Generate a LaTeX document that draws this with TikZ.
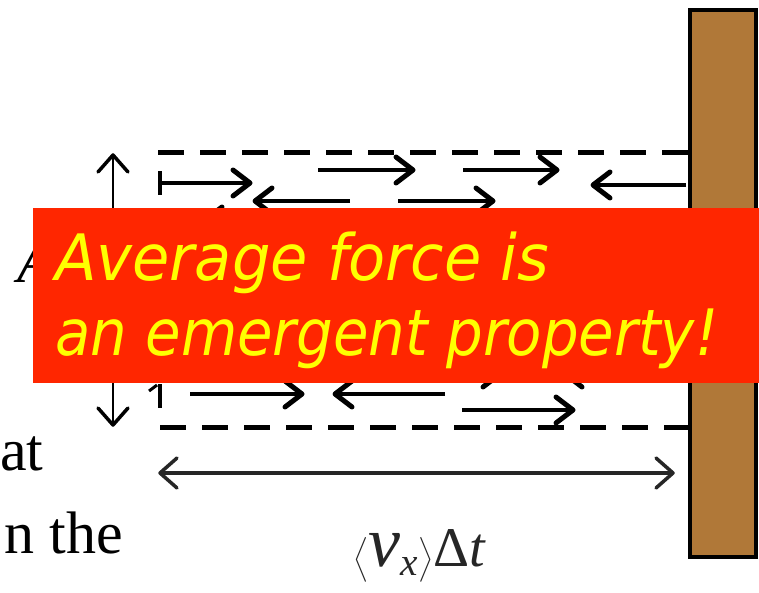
\documentclass[tikz,border=0pt]{standalone}
\usepackage{amsmath}
\usepackage{fontspec}
\setmainfont{Liberation Serif}
\newfontfamily\comicfont{DejaVu Sans}
\usetikzlibrary{arrows.meta,calc,decorations.markings}
\definecolor{wallbrown}{HTML}{B07838}
\definecolor{boxred}{HTML}{FF2600}
\definecolor{txtyellow}{HTML}{FFFF00}
\tikzset{
  headstroke/.style={line width=5pt, line cap=round, line join=round},
  dashline/.style={line width=5pt, dash pattern=on 26pt off 16pt},
  molarrow/.style={line width=4.5pt, postaction={decorate, decoration={markings,
     mark=at position 1 with {\draw[headstroke] (-17pt,-13pt) -- (0pt,0pt) -- (-17pt,13pt);}}}},
  molbar/.style={molarrow, postaction={decorate, decoration={markings,
     mark=at position 0 with {\draw[line width=4.5pt] (0pt,-12pt) -- (0pt,12pt);}}}},
  dimarrow/.style={line width=2.8pt, postaction={decorate, decoration={markings,
     mark=at position 0 with {\draw[headstroke, line width=3.5pt] (17pt,-15pt) -- (0pt,0pt) -- (17pt,15pt);},
     mark=at position 1 with {\draw[headstroke, line width=3.5pt] (-17pt,-15pt) -- (0pt,0pt) -- (-17pt,15pt);}}}},
  sidetext/.style={inner sep=0pt, font=\fontsize{60}{60}\selectfont},
}
\begin{document}
\begin{tikzpicture}[x=1pt,y=-1pt]
\useasboundingbox (0,0) rectangle (759,593);
\fill[white] (0,0) rectangle (759,593);

% wall
\node[draw=black, line width=4pt, fill=wallbrown, minimum width=66pt, minimum height=547pt, inner sep=0pt, anchor=north west] (wall) at (688,8) {};

% dashed boundary lines
\coordinate (tl) at (158,153);
\coordinate (bl) at (160,427);
\draw[dashline] (tl) -- (tl -| wall.west);
\draw[dashline] (bl) -- (bl -| wall.west);

% vertical dimension arrow
\coordinate (vt) at (113,155);
\coordinate (vb) at (113,425);
\draw[dimarrow] (vt) -- (vb);
\node[inner sep=0pt, anchor=base west, font=\fontsize{62}{62}\selectfont\itshape] (alabel) at (17,283) {A};

% molecules, upper part
\coordinate (a1s) at (160,183); \coordinate (a1e) at (250,183);
\coordinate (a2s) at (318,170); \coordinate (a2e) at (413,170);
\coordinate (a3s) at (463,170); \coordinate (a3e) at (557,170);
\coordinate (a4s) at (350,201); \coordinate (a4e) at (255,201);
\coordinate (a5s) at (398,201); \coordinate (a5e) at (493,201);
\coordinate (a6s) at (686,185); \coordinate (a6e) at (593,185);
\coordinate (a7s) at (300,220); \coordinate (a7e) at (205,220);
\draw[molbar] (a1s) -- (a1e);
\draw[molarrow] (a2s) -- (a2e);
\draw[molarrow] (a3s) -- (a3e);
\draw[molarrow] (a4s) -- (a4e);
\draw[molarrow] (a5s) -- (a5e);
\draw[molarrow] (a6s) -- (a6e);
\draw[molarrow] (a7s) -- (a7e);

% molecules, lower part
\coordinate (b0t) at (160,384); \coordinate (b0b) at (160,408);
\coordinate (b0x) at (149,391); \coordinate (b0y) at (157,385);
\coordinate (b1s) at (190,394); \coordinate (b1e) at (302,394);
\coordinate (b2s) at (445,394); \coordinate (b2e) at (335,394);
\coordinate (b3s) at (462,410); \coordinate (b3e) at (573,410);
\coordinate (b4s) at (400,374); \coordinate (b4e) at (500,374);
\coordinate (b5s) at (660,374); \coordinate (b5e) at (565,374);
\draw[line width=4.5pt] (b0t) -- (b0b);
\draw[line width=3pt] (b0x) -- (b0y);
\draw[molarrow] (b1s) -- (b1e);
\draw[molarrow] (b2s) -- (b2e);
\draw[molarrow] (b3s) -- (b3e);
\draw[molarrow] (b4s) -- (b4e);
\draw[molarrow] (b5s) -- (b5e);

% horizontal dimension arrow
\coordinate (hl) at (160,473);
\coordinate (hr) at (673,473);
\draw[dimarrow, line width=3.2pt, draw=black!85] (hl) -- (hr);
\node[inner sep=0pt, anchor=base west, text=black!85, font=\fontsize{56}{66}\selectfont] (vlabel) at (353,566)
  {$\Bigl\langle$\textit{\fontsize{72}{72}\selectfont v}\textsubscript{\textit{x}}$\Bigr\rangle$Δ\textit{t}};

% cut-off sentence text at left
\node[sidetext, anchor=base west] (t1) at (0,470) {at};
\node[sidetext, anchor=base east] (t2) at (123,553) {n the};

% red callout
\node[fill=boxred, minimum width=726pt, minimum height=175pt, inner sep=0pt, anchor=north west] (callout) at (33,208) {};
\node[inner sep=0pt, anchor=base west, text=txtyellow] (line1) at (55,280)
  {\resizebox{494pt}{\height}{\comicfont\itshape\fontsize{64}{64}\selectfont Average force is}};
\node[inner sep=0pt, anchor=base west, text=txtyellow] (line2) at (55,355)
  {\resizebox{663pt}{\height}{\comicfont\itshape\fontsize{64}{64}\selectfont an emergent property!}};
\end{tikzpicture}
\end{document}
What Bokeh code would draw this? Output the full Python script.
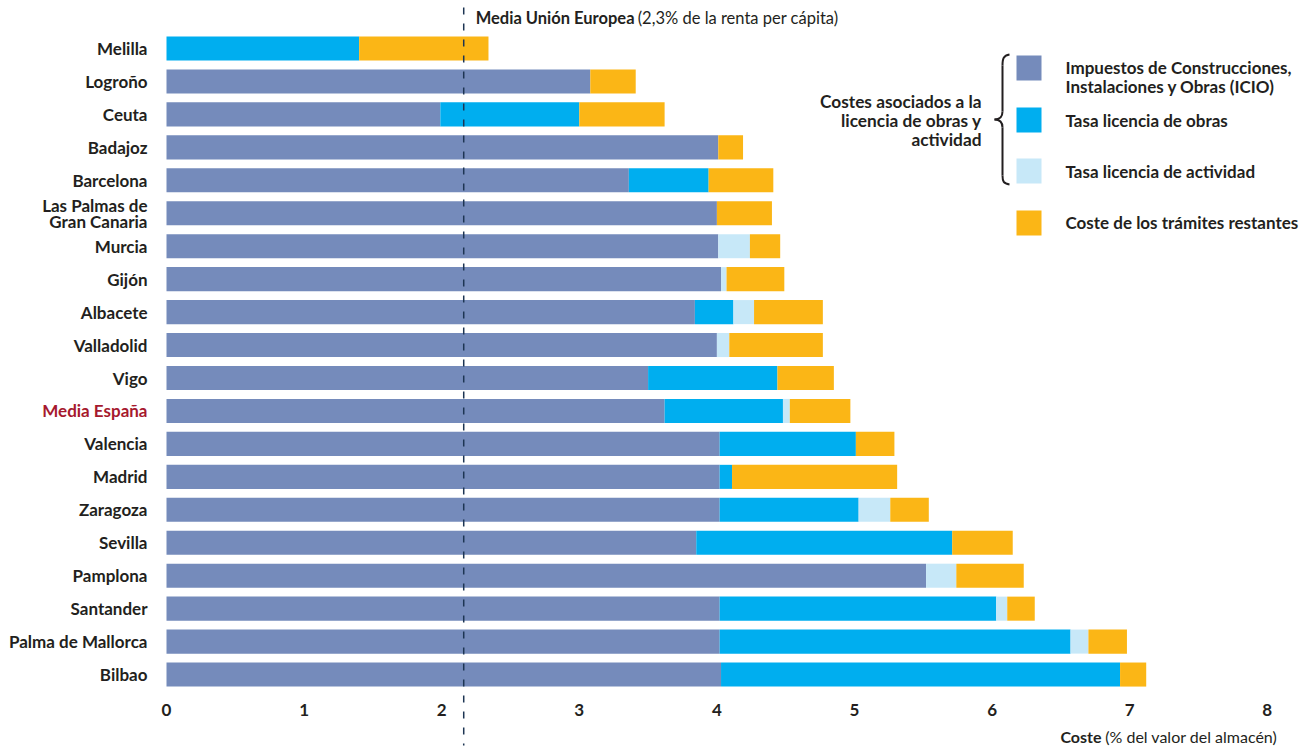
from bokeh.plotting import figure
from bokeh.models import ColumnDataSource, Range1d, Label
from bokeh.core.properties import value
from bokeh.embed import file_html
from bokeh.resources import INLINE

# ---------------- data ----------------
cities = ["Melilla", "Logroño", "Ceuta", "Badajoz", "Barcelona",
          "Las Palmas de\nGran Canaria", "Murcia", "Gijón", "Albacete", "Valladolid",
          "Vigo", "Media España", "Valencia", "Madrid", "Zaragoza",
          "Sevilla", "Pamplona", "Santander", "Palma de Mallorca", "Bilbao"]
icio = [0.00, 3.08, 1.99, 4.01, 3.36, 4.00, 4.01, 4.03, 3.84, 4.00,
        3.50, 3.62, 4.02, 4.02, 4.02, 3.85, 5.52, 4.02, 4.02, 4.03]
tasa_obras = [1.40, 0.00, 1.01, 0.00, 0.58, 0.00, 0.00, 0.00, 0.28, 0.00,
              0.94, 0.86, 0.99, 0.09, 1.01, 1.86, 0.00, 2.01, 2.55, 2.90]
tasa_actividad = [0.00, 0.00, 0.00, 0.00, 0.00, 0.00, 0.23, 0.04, 0.15, 0.09,
                  0.00, 0.05, 0.00, 0.00, 0.23, 0.00, 0.22, 0.08, 0.13, 0.00]
restantes = [0.94, 0.33, 0.62, 0.18, 0.47, 0.40, 0.22, 0.42, 0.50, 0.68,
             0.41, 0.44, 0.28, 1.20, 0.28, 0.44, 0.49, 0.20, 0.28, 0.19]
x_ticks = [0, 1, 2, 3, 4, 5, 6, 7, 8]
x_tick_labels = ["0", "1", "2", "3", "4", "5", "6", "7", "8"]
media_ue = 2.16
highlight = "Media España"

series = ["icio", "obras", "actividad", "restantes"]
series_labels = ["Impuestos de Construcciones,\nInstalaciones y Obras (ICIO)",
                 "Tasa licencia de obras", "Tasa licencia de actividad",
                 "Coste de los trámites restantes"]
colors = ["#758bbb", "#00aeef", "#c7e8f8", "#fbb616"]

# ---------------- styling / layout ----------------
FONT = "Lato"
DARK = "#231f20"
RED = "#a6192e"

n = len(cities)
ypos = [n - 1 - i for i in range(n)]
label_colors = [RED if c == highlight else DARK for c in cities]

ORIGIN = 1          # page pixel where the canvas starts
X0_PX = 167         # page pixel of x = 0
XSCALE = 137.6      # pixels per unit
TOP_ROW_PX = 49     # page pixel of first row centre
ROW = 32.95         # pixels per row
W, H = 1306, 746


def px_x(sx):
    return (sx - X0_PX) / XSCALE


def px_y(sy):
    return (n - 1) - (sy - TOP_ROW_PX) / ROW


x_range = Range1d(px_x(ORIGIN), px_x(ORIGIN + W))
y_range = Range1d(px_y(ORIGIN + H), px_y(ORIGIN))

p = figure(width=W, height=H, x_range=x_range, y_range=y_range,
           output_backend="svg", toolbar_location=None,
           min_border=0, min_border_left=0, min_border_right=0,
           min_border_top=0, min_border_bottom=0)
p.outline_line_color = None
p.grid.visible = False
p.axis.visible = False
p.background_fill_color = "white"
p.border_fill_color = "white"

src = ColumnDataSource(dict(y=ypos, icio=icio, obras=tasa_obras,
                            actividad=tasa_actividad, restantes=restantes))
p.hbar_stack(series, y="y", height=0.73, color=colors, line_color=None, source=src)

# category labels
lab_src = ColumnDataSource(dict(x=[0] * n, y=ypos, text=cities, color=label_colors))
p.text(x="x", y="y", text="text", source=lab_src, x_offset=-19, text_align="right",
       text_baseline="middle", text_font=value(FONT), text_font_style="bold",
       text_font_size="17px", text_color="color", text_line_height=0.78)

# x tick labels
p.text(x=x_ticks, y=[px_y(710)] * len(x_ticks), text=x_tick_labels, text_align="center",
       text_baseline="middle", text_font=value(FONT), text_font_style="bold",
       text_font_size="17px", text_color=DARK)

# EU mean dashed line
p.segment(x0=[media_ue], y0=[px_y(8)], x1=[media_ue], y1=[px_y(746)],
          line_color="#1d3553", line_width=1.5, line_dash="7 9")
p.add_layout(Label(x=media_ue, y=px_y(18), x_offset=12, text="Media Unión Europea",
                   text_baseline="middle", text_font=FONT, text_font_style="bold",
                   text_font_size="16.5px", text_color=DARK))
p.add_layout(Label(x=media_ue, y=px_y(18), x_offset=174, text="(2,3% de la renta per cápita)",
                   text_baseline="middle", text_font=FONT, text_font_style="normal",
                   text_font_size="16.5px", text_color=DARK))

# x axis title
p.add_layout(Label(x=px_x(1278), y=px_y(737), text="(% del valor del almacén)",
                   text_align="right", text_baseline="middle", text_font=FONT,
                   text_font_size="16px", text_color=DARK))
p.add_layout(Label(x=px_x(1102), y=px_y(737), text="Coste",
                   text_align="right", text_baseline="middle", text_font=FONT,
                   text_font_style="bold", text_font_size="16px", text_color=DARK))

# legend (custom)
sq_top = [56, 108, 159, 211]
for i, c in enumerate(colors):
    p.quad(left=px_x(1017), right=px_x(1042), top=px_y(sq_top[i]), bottom=px_y(sq_top[i] + 25),
           color=c, line_color=None)
text_rows = [[68, 87], [121], [172], [223]]
for i, lab in enumerate(series_labels):
    for line, yy in zip(lab.split("\n"), text_rows[i]):
        p.add_layout(Label(x=px_x(1066), y=px_y(yy), text=line, text_baseline="middle",
                           text_font=FONT, text_font_style="bold", text_font_size="17px",
                           text_color=DARK))
for line, yy in zip(["Costes asociados a la", "licencia de obras y", "actividad"], [102, 121, 140]):
    p.add_layout(Label(x=px_x(982), y=px_y(yy), text=line, text_align="right",
                       text_baseline="middle", text_font=FONT, text_font_style="bold",
                       text_font_size="17.3px", text_color=DARK))

# brace
bx = dict(x0=[], y0=[], x1=[], y1=[], cx0=[], cy0=[], cx1=[], cy1=[])
curves = [((1010, 55), (1004, 56), (1003, 59), (1003, 66)),
          ((1003, 112), (1003, 118), (999, 120), (995, 120)),
          ((995, 120), (999, 120), (1003, 122), (1003, 128)),
          ((1003, 176), (1003, 182), (1004, 184), (1010, 185))]
for (a, b, c, d) in curves:
    bx["x0"].append(px_x(a[0])); bx["y0"].append(px_y(a[1]))
    bx["cx0"].append(px_x(b[0])); bx["cy0"].append(px_y(b[1]))
    bx["cx1"].append(px_x(c[0])); bx["cy1"].append(px_y(c[1]))
    bx["x1"].append(px_x(d[0])); bx["y1"].append(px_y(d[1]))
p.bezier(source=ColumnDataSource(bx), x0="x0", y0="y0", x1="x1", y1="y1",
         cx0="cx0", cy0="cy0", cx1="cx1", cy1="cy1", line_color=DARK, line_width=2)
p.segment(x0=[px_x(1003), px_x(1003)], y0=[px_y(66), px_y(128)],
          x1=[px_x(1003), px_x(1003)], y1=[px_y(112), px_y(176)],
          line_color=DARK, line_width=2)

open("out.html", "w").write(file_html(p, INLINE))
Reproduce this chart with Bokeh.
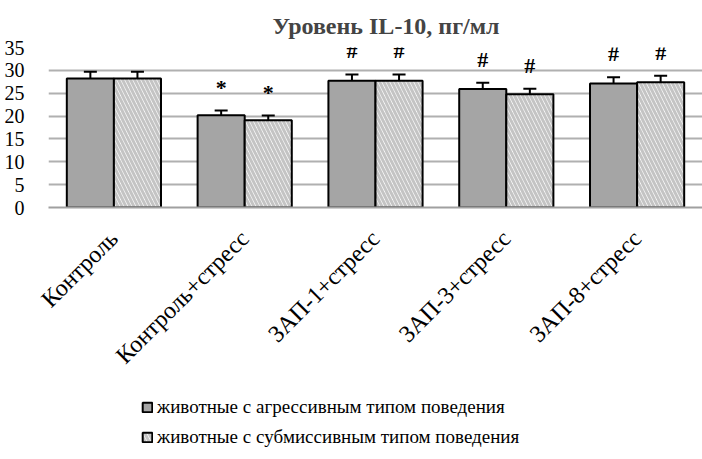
import math
from bokeh.plotting import figure
from bokeh.layouts import column
from bokeh.models import (ColumnDataSource, Range1d, FixedTicker, Whisker, TeeHead,
                          Legend, LegendItem)
from bokeh.core.properties import value
from bokeh.embed import file_html
from bokeh.resources import INLINE

# IL-10 level by group, pg/ml
categories = ["Контроль", "Контроль+стресс", "ЗАП-1+стресс", "ЗАП-3+стресс", "ЗАП-8+стресс"]
aggressive = [28.2, 20.2, 27.7, 25.9, 27.1]
aggressive_err = [1.5, 1.0, 1.4, 1.4, 1.4]
submissive = [28.2, 19.1, 27.7, 24.8, 27.4]
submissive_err = [1.5, 1.0, 1.4, 1.2, 1.4]
aggressive_marks = ["", "*", "#", "#", "#"]
submissive_marks = ["", "*", "#", "#", "#"]
series_names = ["животные с агрессивным типом поведения",
                "животные с субмиссивным типом поведения"]
y_ticks = [0, 5, 10, 15, 20, 25, 30, 35]

SERIF = "Liberation Serif"
BAR_W = 0.36
AGG_STYLE = dict(fill_color="#a5a5a5", line_color="black", line_width=2)
SUB_STYLE = dict(fill_color="white", line_color="black", line_width=2,
                 hatch_pattern="left_diagonal_line", hatch_color="#c4c4c4",
                 hatch_scale=8, hatch_weight=3)
idx = list(range(len(categories)))

p = figure(width=702, height=380, output_backend="svg", toolbar_location=None,
           x_range=Range1d(-0.5, len(categories) - 0.5), y_range=Range1d(0, 35),
           min_border_left=48, min_border_right=0, min_border_top=47,
           min_border_bottom=172)
p.outline_line_color = None
p.background_fill_color = "white"
p.border_fill_color = "white"

p.title.text = "Уровень IL-10, пг/мл"
p.title.text_font = SERIF
p.title.text_font_size = "24px"
p.title.text_font_style = "bold"
p.title.align = "left"
p.title.offset = 224
p.title.standoff = 18

def series_source(vals, errs, marks, shift):
    xs = [i + shift for i in idx]
    return ColumnDataSource(dict(
        x=xs, top=vals,
        upper=[v + e for v, e in zip(vals, errs)],
        lower=[v - e for v, e in zip(vals, errs)],
        mark=marks))

src_a = series_source(aggressive, aggressive_err, aggressive_marks, -BAR_W / 2)
src_s = series_source(submissive, submissive_err, submissive_marks, BAR_W / 2)

p.vbar(x="x", top="top", width=BAR_W, source=src_a, **AGG_STYLE)
p.vbar(x="x", top="top", width=BAR_W, source=src_s, **SUB_STYLE)

for src in (src_a, src_s):
    w = Whisker(base="x", upper="upper", lower="lower", source=src,
                line_color="black", line_width=2,
                upper_head=TeeHead(size=13, line_color="black", line_width=2),
                lower_head=TeeHead(size=13, line_color="black", line_width=2))
    p.add_layout(w)
    p.text(x="x", y="upper", text="mark", source=src, text_font=value(SERIF),
           text_font_size="22px", text_font_style="bold", text_align="center",
           text_baseline="bottom", y_offset=-11, text_color="black")

# axes
p.xaxis.ticker = FixedTicker(ticks=idx)
p.xaxis.major_label_overrides = {i: c for i, c in zip(idx, categories)}
p.xaxis.major_label_orientation = math.pi / 4
p.xaxis.major_label_text_font = SERIF
p.xaxis.major_label_text_font_size = "24px"
p.xaxis.major_label_text_color = "black"
p.xaxis.major_label_standoff = 21
p.xaxis.axis_line_color = "#a0a0a0"
p.xaxis.axis_line_width = 2
p.xaxis.major_tick_line_color = None
p.xaxis.minor_tick_line_color = None

p.yaxis.ticker = FixedTicker(ticks=y_ticks)
p.yaxis.major_label_text_font = SERIF
p.yaxis.major_label_text_font_size = "20px"
p.yaxis.major_label_text_color = "black"
p.yaxis.major_label_standoff = 18
p.yaxis.axis_line_color = None
p.yaxis.major_tick_line_color = None
p.yaxis.minor_tick_line_color = None

p.xgrid.grid_line_color = None
p.ygrid.grid_line_color = "#b0b0b0"
p.ygrid.grid_line_width = 2

# legend strip below the chart; the small swatch renderers sit under the
# opaque legend box, so only their legend entries show
lg = figure(width=702, height=79, output_backend="svg", toolbar_location=None,
            x_range=Range1d(0, 1), y_range=Range1d(0, 1),
            min_border_left=48, min_border_right=0,
            min_border_top=0, min_border_bottom=0)
lg.axis.visible = False
lg.grid.visible = False
lg.outline_line_color = None
lg.border_fill_color = "white"
ra = lg.vbar(x=[0.5], bottom=[0.45], top=[0.55], width=0.01, **AGG_STYLE)
rs = lg.vbar(x=[0.5], bottom=[0.45], top=[0.55], width=0.01, **SUB_STYLE)
legend = Legend(items=[LegendItem(label=series_names[0], renderers=[ra]),
                       LegendItem(label=series_names[1], renderers=[rs])],
                location=(93, 11), orientation="vertical",
                label_text_font=SERIF, label_text_font_size="19px",
                label_text_color="black", glyph_width=12, glyph_height=12,
                label_height=20, label_standoff=4, spacing=8, padding=0, margin=0,
                border_line_color=None, background_fill_color="white",
                background_fill_alpha=1)
lg.add_layout(legend)

open("out.html", "w").write(file_html(column(p, lg, spacing=0), INLINE))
____
▸ **Stated task**
Leave out the pictures. Transcribe only the lines above, from the first through the one that contains "(bl -| wall.west);".

▸ **Task result**
Generate a LaTeX document that draws this with TikZ.
\documentclass[tikz,border=0pt]{standalone}
\usepackage{amsmath}
\usepackage{fontspec}
\setmainfont{Liberation Serif}
\newfontfamily\comicfont{DejaVu Sans}
\usetikzlibrary{arrows.meta,calc,decorations.markings}
\definecolor{wallbrown}{HTML}{B07838}
\definecolor{boxred}{HTML}{FF2600}
\definecolor{txtyellow}{HTML}{FFFF00}
\tikzset{
  headstroke/.style={line width=5pt, line cap=round, line join=round},
  dashline/.style={line width=5pt, dash pattern=on 26pt off 16pt},
  molarrow/.style={line width=4.5pt, postaction={decorate, decoration={markings,
     mark=at position 1 with {\draw[headstroke] (-17pt,-13pt) -- (0pt,0pt) -- (-17pt,13pt);}}}},
  molbar/.style={molarrow, postaction={decorate, decoration={markings,
     mark=at position 0 with {\draw[line width=4.5pt] (0pt,-12pt) -- (0pt,12pt);}}}},
  dimarrow/.style={line width=2.8pt, postaction={decorate, decoration={markings,
     mark=at position 0 with {\draw[headstroke, line width=3.5pt] (17pt,-15pt) -- (0pt,0pt) -- (17pt,15pt);},
     mark=at position 1 with {\draw[headstroke, line width=3.5pt] (-17pt,-15pt) -- (0pt,0pt) -- (-17pt,15pt);}}}},
  sidetext/.style={inner sep=0pt, font=\fontsize{60}{60}\selectfont},
}
\begin{document}
\begin{tikzpicture}[x=1pt,y=-1pt]
\useasboundingbox (0,0) rectangle (759,593);
\fill[white] (0,0) rectangle (759,593);

% wall
\node[draw=black, line width=4pt, fill=wallbrown, minimum width=66pt, minimum height=547pt, inner sep=0pt, anchor=north west] (wall) at (688,8) {};

% dashed boundary lines
\coordinate (tl) at (158,153);
\coordinate (bl) at (160,427);
\draw[dashline] (tl) -- (tl -| wall.west);
\draw[dashline] (bl) -- (bl -| wall.west);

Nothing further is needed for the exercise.